_Your goal:_
Restate all of the entries exactly, dropping any pictures they hold.

** Begin Exercise materials **

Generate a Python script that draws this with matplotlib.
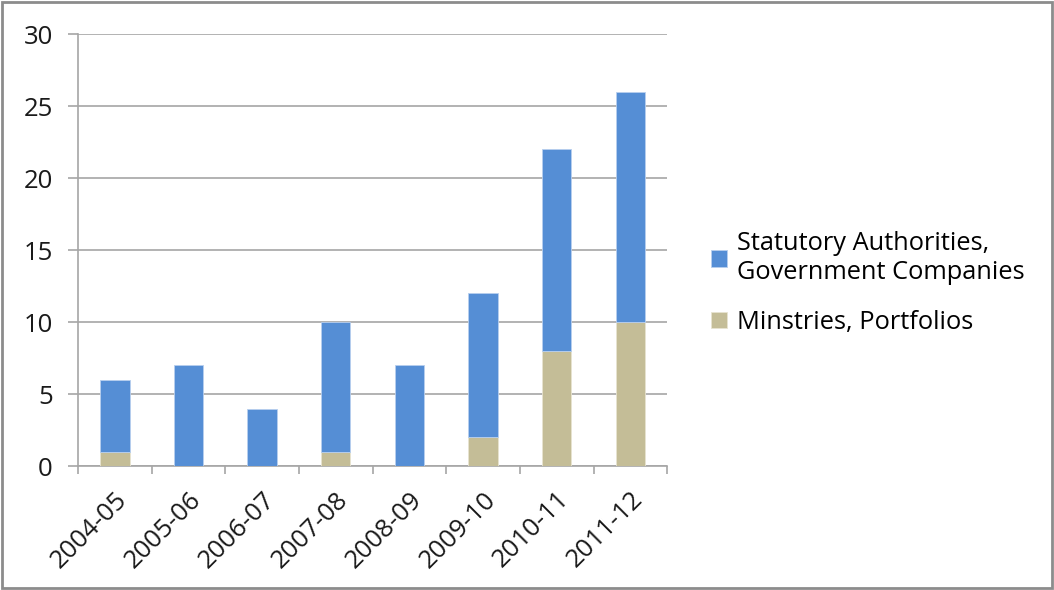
import numpy as np
import matplotlib.pyplot as plt
import matplotlib.transforms as mtransforms
from matplotlib.patches import Rectangle

years = ['2004-05', '2005-06', '2006-07', '2007-08', '2008-09', '2009-10', '2010-11', '2011-12']
ministries = [1, 0, 0, 1, 0, 2, 8, 10]
statutory = [5, 7, 4, 9, 7, 10, 14, 16]

blue = '#558ED5'
tan = '#C4BD97'
grid_col = '#A6A6A6'
txt = '#1a1a1a'
fs = 18.5

plt.rcParams['font.family'] = ['Open Sans', 'DejaVu Sans']

fig = plt.figure(figsize=(10.54, 5.90), dpi=100)
ax = fig.add_axes([0.074, 0.210, 0.559, 0.732])

x = np.arange(len(years))
ax.bar(x, ministries, width=0.4, color=tan, edgecolor='#E8E4D0', linewidth=0.6,
       label='Minstries, Portfolios', zorder=3)
ax.bar(x, statutory, width=0.4, bottom=ministries, color=blue, edgecolor='#B8CFEE',
       linewidth=0.6, label='Statutory Authorities,\nGovernment Companies', zorder=3)

ax.set_ylim(0, 30)
ax.set_xlim(-0.5, len(years) - 0.5)
ax.set_yticks(range(0, 31, 5))
ax.yaxis.grid(True, color=grid_col, linewidth=1.2, zorder=0)

# category boundaries as tick marks, labels at centers
ax.set_xticks(np.arange(-0.5, len(years), 1.0))
ax.set_xticklabels([])
ax.set_xticks(x, minor=True)
ax.set_xticklabels(years, minor=True, rotation=45, ha='right', va='top',
                   rotation_mode='anchor', fontsize=fs, color=txt)
ax.tick_params(axis='x', which='minor', length=0, pad=15)
ax.tick_params(axis='x', which='major', length=6, color=grid_col, width=1.2)
ax.tick_params(axis='y', length=7, color=grid_col, width=1.2, labelsize=fs,
               labelcolor=txt, pad=11)

# nudge the rotated labels so their ends sit just right of the bar centers
offset = mtransforms.ScaledTranslation(0, 0, fig.dpi_scale_trans)
for lab in ax.get_xticklabels(minor=True):
    lab.set_transform(lab.get_transform() + offset)

for s in ['top', 'right']:
    ax.spines[s].set_visible(False)
for s in ['left', 'bottom']:
    ax.spines[s].set_color(grid_col)
    ax.spines[s].set_linewidth(1.2)

handles, labels = ax.get_legend_handles_labels()
fig.legend(handles[::-1], labels[::-1], loc='center left', bbox_to_anchor=(0.675, 0.520),
           frameon=False, fontsize=18.3, handlelength=0.6, handleheight=0.6,
           handletextpad=0.4, labelspacing=1.0, borderaxespad=0, borderpad=0)

fig.patches.append(Rectangle((0.002, 0.003), 0.996, 0.994, transform=fig.transFigure,
                             fill=False, edgecolor='#8C8C8C', linewidth=2))

fig.savefig('out.png', dpi=100)
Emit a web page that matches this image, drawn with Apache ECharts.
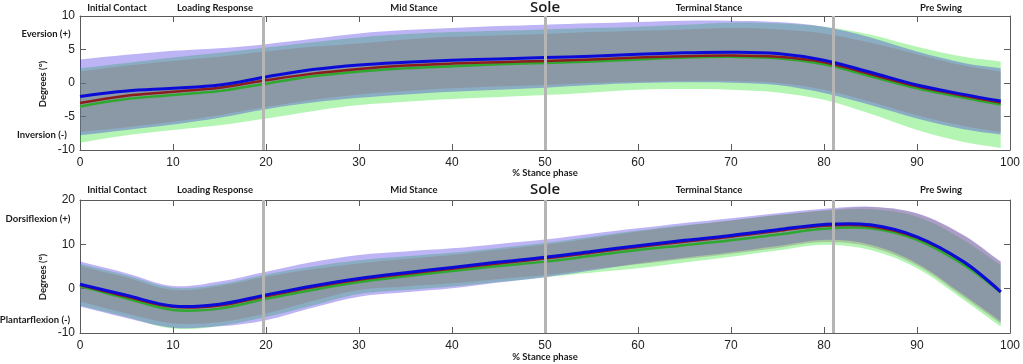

** End Exercise materials **

_Complete response:_
Generate a Python script that draws this with matplotlib.
import numpy as np
import matplotlib.pyplot as plt
import matplotlib.transforms as mtransforms
from matplotlib.patches import Rectangle

years = ['2004-05', '2005-06', '2006-07', '2007-08', '2008-09', '2009-10', '2010-11', '2011-12']
ministries = [1, 0, 0, 1, 0, 2, 8, 10]
statutory = [5, 7, 4, 9, 7, 10, 14, 16]

blue = '#558ED5'
tan = '#C4BD97'
grid_col = '#A6A6A6'
txt = '#1a1a1a'
fs = 18.5

plt.rcParams['font.family'] = ['Open Sans', 'DejaVu Sans']

fig = plt.figure(figsize=(10.54, 5.90), dpi=100)
ax = fig.add_axes([0.074, 0.210, 0.559, 0.732])

x = np.arange(len(years))
ax.bar(x, ministries, width=0.4, color=tan, edgecolor='#E8E4D0', linewidth=0.6,
       label='Minstries, Portfolios', zorder=3)
ax.bar(x, statutory, width=0.4, bottom=ministries, color=blue, edgecolor='#B8CFEE',
       linewidth=0.6, label='Statutory Authorities,\nGovernment Companies', zorder=3)

ax.set_ylim(0, 30)
ax.set_xlim(-0.5, len(years) - 0.5)
ax.set_yticks(range(0, 31, 5))
ax.yaxis.grid(True, color=grid_col, linewidth=1.2, zorder=0)

# category boundaries as tick marks, labels at centers
ax.set_xticks(np.arange(-0.5, len(years), 1.0))
ax.set_xticklabels([])
ax.set_xticks(x, minor=True)
ax.set_xticklabels(years, minor=True, rotation=45, ha='right', va='top',
                   rotation_mode='anchor', fontsize=fs, color=txt)
ax.tick_params(axis='x', which='minor', length=0, pad=15)
ax.tick_params(axis='x', which='major', length=6, color=grid_col, width=1.2)
ax.tick_params(axis='y', length=7, color=grid_col, width=1.2, labelsize=fs,
               labelcolor=txt, pad=11)

# nudge the rotated labels so their ends sit just right of the bar centers
offset = mtransforms.ScaledTranslation(0, 0, fig.dpi_scale_trans)
for lab in ax.get_xticklabels(minor=True):
    lab.set_transform(lab.get_transform() + offset)

for s in ['top', 'right']:
    ax.spines[s].set_visible(False)
for s in ['left', 'bottom']:
    ax.spines[s].set_color(grid_col)
    ax.spines[s].set_linewidth(1.2)

handles, labels = ax.get_legend_handles_labels()
fig.legend(handles[::-1], labels[::-1], loc='center left', bbox_to_anchor=(0.675, 0.520),
           frameon=False, fontsize=18.3, handlelength=0.6, handleheight=0.6,
           handletextpad=0.4, labelspacing=1.0, borderaxespad=0, borderpad=0)

fig.patches.append(Rectangle((0.002, 0.003), 0.996, 0.994, transform=fig.transFigure,
                             fill=False, edgecolor='#8C8C8C', linewidth=2))

fig.savefig('out.png', dpi=100)
Emit a web page that matches this image, drawn with Apache ECharts.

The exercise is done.